Алла Мухина хотела что-то спросить у врача, но он лишь замахал на нее свободной рукой – потом, потом, не сейчас.
Они с санитаром поволокли Ласкину к выходу. В разоренную хаосом квартиру с лестничной клетки заглядывали соседи.
– Оставьте сотрудника для охраны, – распорядилась Мухина. – Никого сюда из посторонних не пускать.
– Я думал – убийство, – честно признался участковый. – А это бытовой травматизм, бытовое насилие.
– Я поговорю с ее матерью. – Алла Мухина направилась в комнату, где сидела старуха.
– Вряд ли вы добьетесь от нее толка, – участковый покачал головой.
Когда они с Катей вошли в комнату, старуха никак на них не отреагировала. Полы ее цветастого байкового халата, пропитавшиеся мочой, свисали по бокам стула, словно крылья дряхлого облезлого попугая.
– Вашу дочь повезли в больницу, – сказала Мухина, останавливаясь прямо напротив старухи. – Зачем вы это сделали?
Старуха перестала раскачиваться.
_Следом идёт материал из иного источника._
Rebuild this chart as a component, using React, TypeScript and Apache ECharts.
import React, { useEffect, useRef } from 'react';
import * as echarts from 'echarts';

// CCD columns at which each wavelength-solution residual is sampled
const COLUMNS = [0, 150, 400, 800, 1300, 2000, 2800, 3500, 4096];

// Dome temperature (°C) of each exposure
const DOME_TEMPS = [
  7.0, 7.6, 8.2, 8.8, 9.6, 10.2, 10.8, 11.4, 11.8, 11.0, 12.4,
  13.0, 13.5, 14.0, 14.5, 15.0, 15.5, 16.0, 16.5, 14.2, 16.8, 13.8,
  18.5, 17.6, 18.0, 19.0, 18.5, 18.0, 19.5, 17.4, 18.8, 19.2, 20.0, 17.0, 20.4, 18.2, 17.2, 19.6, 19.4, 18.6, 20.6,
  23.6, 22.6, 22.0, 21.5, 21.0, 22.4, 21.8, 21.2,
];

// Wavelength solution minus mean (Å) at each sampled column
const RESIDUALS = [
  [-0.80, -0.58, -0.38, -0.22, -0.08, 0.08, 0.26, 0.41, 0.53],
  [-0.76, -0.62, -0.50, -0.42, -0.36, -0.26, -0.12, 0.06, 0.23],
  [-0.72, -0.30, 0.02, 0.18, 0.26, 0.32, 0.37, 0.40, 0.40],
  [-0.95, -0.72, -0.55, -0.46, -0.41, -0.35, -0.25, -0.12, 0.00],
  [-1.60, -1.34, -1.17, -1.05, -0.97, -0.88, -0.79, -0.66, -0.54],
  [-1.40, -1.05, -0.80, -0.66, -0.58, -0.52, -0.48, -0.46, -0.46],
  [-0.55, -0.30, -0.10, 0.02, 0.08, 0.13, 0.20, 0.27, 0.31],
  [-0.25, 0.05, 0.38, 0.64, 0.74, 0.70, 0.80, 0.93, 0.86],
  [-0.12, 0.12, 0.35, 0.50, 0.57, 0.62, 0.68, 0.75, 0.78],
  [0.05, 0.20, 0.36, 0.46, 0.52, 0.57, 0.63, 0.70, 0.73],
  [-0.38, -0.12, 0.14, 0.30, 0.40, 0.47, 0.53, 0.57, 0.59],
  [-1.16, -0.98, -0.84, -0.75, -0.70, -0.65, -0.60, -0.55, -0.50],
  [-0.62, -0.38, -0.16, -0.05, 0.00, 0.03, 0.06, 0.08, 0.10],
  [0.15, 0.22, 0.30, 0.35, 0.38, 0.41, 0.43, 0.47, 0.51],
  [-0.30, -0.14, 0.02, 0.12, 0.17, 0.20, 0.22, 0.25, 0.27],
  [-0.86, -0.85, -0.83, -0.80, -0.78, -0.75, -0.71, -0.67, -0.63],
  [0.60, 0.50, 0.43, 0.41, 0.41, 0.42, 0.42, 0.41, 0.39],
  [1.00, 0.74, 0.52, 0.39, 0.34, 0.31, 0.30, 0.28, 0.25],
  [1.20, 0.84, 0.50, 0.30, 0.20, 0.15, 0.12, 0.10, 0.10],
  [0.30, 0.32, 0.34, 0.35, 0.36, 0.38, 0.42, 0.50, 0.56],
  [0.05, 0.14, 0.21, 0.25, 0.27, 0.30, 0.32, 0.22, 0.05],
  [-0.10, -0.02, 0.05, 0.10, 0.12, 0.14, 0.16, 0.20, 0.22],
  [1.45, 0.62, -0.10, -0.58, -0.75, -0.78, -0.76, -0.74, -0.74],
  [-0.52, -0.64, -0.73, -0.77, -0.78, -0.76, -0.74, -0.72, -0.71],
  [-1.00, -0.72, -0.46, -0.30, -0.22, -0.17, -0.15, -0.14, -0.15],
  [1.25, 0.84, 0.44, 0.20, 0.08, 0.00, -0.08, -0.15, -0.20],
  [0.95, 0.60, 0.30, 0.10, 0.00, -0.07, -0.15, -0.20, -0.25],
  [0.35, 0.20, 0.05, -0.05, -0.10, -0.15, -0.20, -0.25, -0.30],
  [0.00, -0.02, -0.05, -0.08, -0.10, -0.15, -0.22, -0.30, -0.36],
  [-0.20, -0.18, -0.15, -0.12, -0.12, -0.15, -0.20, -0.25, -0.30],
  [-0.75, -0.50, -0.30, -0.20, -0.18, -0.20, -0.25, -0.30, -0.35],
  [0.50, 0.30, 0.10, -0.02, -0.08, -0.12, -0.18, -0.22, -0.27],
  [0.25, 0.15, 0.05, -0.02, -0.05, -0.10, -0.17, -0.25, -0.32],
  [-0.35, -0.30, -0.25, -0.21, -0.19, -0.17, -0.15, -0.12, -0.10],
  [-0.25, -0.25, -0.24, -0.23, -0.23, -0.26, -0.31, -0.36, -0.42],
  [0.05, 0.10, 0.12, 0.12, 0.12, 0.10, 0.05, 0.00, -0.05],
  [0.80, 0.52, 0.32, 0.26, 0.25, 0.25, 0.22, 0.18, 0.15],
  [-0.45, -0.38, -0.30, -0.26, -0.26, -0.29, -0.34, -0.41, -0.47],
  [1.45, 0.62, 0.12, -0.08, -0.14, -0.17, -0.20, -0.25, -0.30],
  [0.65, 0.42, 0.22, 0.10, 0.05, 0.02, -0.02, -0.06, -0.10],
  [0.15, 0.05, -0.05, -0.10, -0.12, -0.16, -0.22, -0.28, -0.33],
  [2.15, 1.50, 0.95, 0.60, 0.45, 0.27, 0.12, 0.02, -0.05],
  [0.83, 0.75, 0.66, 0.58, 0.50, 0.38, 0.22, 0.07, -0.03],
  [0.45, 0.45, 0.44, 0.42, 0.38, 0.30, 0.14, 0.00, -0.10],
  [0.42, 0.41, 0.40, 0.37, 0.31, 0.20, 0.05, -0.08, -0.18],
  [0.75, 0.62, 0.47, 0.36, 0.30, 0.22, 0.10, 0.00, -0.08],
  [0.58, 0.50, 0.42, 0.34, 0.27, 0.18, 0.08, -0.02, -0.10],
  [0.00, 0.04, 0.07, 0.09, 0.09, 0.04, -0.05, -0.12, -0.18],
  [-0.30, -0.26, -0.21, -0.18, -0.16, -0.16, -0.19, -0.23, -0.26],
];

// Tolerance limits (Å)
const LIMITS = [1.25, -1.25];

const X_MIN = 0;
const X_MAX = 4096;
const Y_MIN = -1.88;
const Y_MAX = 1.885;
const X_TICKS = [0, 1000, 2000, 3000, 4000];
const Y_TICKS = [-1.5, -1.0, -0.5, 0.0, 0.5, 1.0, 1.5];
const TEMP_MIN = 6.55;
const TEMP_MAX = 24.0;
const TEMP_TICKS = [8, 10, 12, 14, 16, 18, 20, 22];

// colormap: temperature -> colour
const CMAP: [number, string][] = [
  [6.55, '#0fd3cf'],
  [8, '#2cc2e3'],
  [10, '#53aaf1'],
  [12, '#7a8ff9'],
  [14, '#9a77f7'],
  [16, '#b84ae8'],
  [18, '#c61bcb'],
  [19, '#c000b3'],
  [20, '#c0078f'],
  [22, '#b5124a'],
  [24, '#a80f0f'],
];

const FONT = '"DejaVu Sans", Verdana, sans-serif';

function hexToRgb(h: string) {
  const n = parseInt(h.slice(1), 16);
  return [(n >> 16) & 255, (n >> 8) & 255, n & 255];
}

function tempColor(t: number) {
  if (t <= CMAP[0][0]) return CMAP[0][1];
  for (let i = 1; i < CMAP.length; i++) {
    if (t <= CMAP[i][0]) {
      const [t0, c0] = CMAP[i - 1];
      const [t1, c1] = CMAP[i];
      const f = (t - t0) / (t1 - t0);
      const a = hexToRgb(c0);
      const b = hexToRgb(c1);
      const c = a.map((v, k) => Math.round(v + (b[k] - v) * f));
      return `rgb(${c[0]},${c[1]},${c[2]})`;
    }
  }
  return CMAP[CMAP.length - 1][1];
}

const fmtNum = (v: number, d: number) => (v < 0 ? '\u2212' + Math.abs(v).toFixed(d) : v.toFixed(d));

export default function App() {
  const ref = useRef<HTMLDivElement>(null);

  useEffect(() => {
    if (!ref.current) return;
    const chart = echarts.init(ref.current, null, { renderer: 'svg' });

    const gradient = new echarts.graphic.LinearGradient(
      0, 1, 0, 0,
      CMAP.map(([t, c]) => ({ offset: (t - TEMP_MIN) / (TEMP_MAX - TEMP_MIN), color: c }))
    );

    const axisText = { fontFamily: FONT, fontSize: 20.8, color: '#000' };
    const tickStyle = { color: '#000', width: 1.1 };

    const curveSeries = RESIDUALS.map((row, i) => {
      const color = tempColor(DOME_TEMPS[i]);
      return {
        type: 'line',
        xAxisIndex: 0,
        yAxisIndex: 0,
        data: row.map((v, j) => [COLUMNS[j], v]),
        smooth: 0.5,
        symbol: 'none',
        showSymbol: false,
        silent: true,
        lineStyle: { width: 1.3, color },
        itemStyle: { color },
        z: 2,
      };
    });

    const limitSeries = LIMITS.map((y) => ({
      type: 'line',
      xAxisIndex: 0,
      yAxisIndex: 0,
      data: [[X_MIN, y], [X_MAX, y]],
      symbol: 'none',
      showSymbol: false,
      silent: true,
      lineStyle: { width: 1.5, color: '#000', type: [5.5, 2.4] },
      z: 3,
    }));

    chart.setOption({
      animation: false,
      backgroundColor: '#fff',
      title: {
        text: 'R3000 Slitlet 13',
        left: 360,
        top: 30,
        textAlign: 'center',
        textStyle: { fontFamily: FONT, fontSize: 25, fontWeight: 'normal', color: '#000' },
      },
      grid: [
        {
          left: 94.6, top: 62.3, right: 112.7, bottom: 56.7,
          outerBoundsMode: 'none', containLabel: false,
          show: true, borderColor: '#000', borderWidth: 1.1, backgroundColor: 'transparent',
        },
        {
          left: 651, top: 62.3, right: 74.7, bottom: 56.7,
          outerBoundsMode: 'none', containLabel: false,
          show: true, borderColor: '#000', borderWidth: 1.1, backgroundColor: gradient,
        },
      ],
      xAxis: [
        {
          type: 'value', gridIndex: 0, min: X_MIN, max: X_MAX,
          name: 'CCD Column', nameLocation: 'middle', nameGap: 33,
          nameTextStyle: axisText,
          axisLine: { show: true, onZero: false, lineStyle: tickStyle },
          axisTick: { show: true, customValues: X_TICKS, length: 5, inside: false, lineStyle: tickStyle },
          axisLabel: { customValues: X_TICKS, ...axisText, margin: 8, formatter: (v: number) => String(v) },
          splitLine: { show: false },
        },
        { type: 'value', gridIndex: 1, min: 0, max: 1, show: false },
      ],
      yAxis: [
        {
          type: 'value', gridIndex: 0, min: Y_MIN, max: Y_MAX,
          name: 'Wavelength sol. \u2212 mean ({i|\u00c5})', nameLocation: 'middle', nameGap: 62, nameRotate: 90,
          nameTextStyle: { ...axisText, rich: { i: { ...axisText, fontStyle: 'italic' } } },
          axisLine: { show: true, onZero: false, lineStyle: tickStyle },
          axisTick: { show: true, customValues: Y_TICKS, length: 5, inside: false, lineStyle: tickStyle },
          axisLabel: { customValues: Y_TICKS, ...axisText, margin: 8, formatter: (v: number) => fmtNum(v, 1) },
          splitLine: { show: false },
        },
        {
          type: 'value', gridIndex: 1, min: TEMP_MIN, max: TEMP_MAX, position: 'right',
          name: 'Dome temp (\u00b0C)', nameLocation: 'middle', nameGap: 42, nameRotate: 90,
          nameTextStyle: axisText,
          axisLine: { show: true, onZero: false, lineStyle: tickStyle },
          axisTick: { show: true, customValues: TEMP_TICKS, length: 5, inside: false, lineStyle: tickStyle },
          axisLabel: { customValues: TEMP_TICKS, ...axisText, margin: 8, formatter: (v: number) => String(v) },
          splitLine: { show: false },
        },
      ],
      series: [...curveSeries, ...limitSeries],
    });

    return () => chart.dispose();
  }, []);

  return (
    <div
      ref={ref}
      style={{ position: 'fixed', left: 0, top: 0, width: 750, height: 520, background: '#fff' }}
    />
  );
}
Она подняла голову. Взгляд ее не показался Кате безумным. Слишком блестящим и острым – да, но не безумным.
– Вы кто? Что вам тут надо?
– Я начальник полиции города, – ответила Мухина. – Вы изувечили свою дочь.
– Не твое дело, – старуха пристально разглядывала Мухину и Катю. – Ишь, слетелись… Я тебя знаю, ты по телевизору выступаешь, по кабельному. Я тебя видела. Все учишь нас, как жить, как улицу переходить.
– Я вас тоже узнала. Вы раньше ветеранской организацией заведовали, – сказала Мухина. – С ветеранами работали… Что же вы наделали? Зачем?
– Не твое дело. Молода еще учить меня. Какие такие ветераны? – старуха уставилась на Мухину. – Мрут все, как мухи… никого уже не осталось.
– Ваша дочь Анна…
– Она моя дочь! – с силой выдала старуха. – Моя! Что хочу, то и делаю с ней, и вы мне не указ. Она смерти моей желала… желает… ждет не дождется, когда я в гробу улягусь по ее милости. Я ей сто раз говорила: гляди, сука, прокляну. Материнское проклятие, как проказа – на всю жизнь. А она не боится. В грош меня не ставит, сука. Она травит меня ядом!
– С чего вы взяли, что ваша дочь травит вас ядом?
– А то… Ей квартира нужна, чтобы с хахалем своим встречаться. А я тут, я мешаю. Старая… Сегодня кашу попробовала – горькая. Чего она мне туда подложила?! А?!
– Может, это просто у вас во рту горчит. Желудочный сок.
– Ах ты, сука! – старуха сжала костлявый кулак и больно ткнула в бок Аллы Мухиной, та даже отшатнуться не успела. – Защищаешь ее? На ее стороне? Против меня? Смотри, прокляну и тебя! Завертишься, как уж на сковородке, да поздно будет.
– Успокойтесь, возьмите себя в руки.
– Я-то спокойна.
– Вы обварили дочь крутым кипятком из чайника.
– А это чтоб она не лыбилась. Не изгалялась надо мной, над матерью. Не насмехалась! Она меня ядом, а мне что делать? За нож, что ли, браться? Так ведь посадите. Если ножом-то… А так, – старуха вдруг скрипуче захихикала. – Кипяточек-то ничего… это не смертельно. Поболит, повизжит, пузырями изойдет. Не умрет же. Пузыри-то, они всех ее хахалей мииииииииигом разгонят! Хахали-то не очень сук шпареных любят. Пузырями-то побрезгают. И ей наука – а то ведет себя как шлюха последняя. По ночам бродит неизвестно где… С кем… А я… я одна, смерти жду в своей кровати. Случись что со мной – мне и позвать некого. Ее-то, суки, шлюхи, дома нет! Из больницы вернется – дома засядет надолго теперь.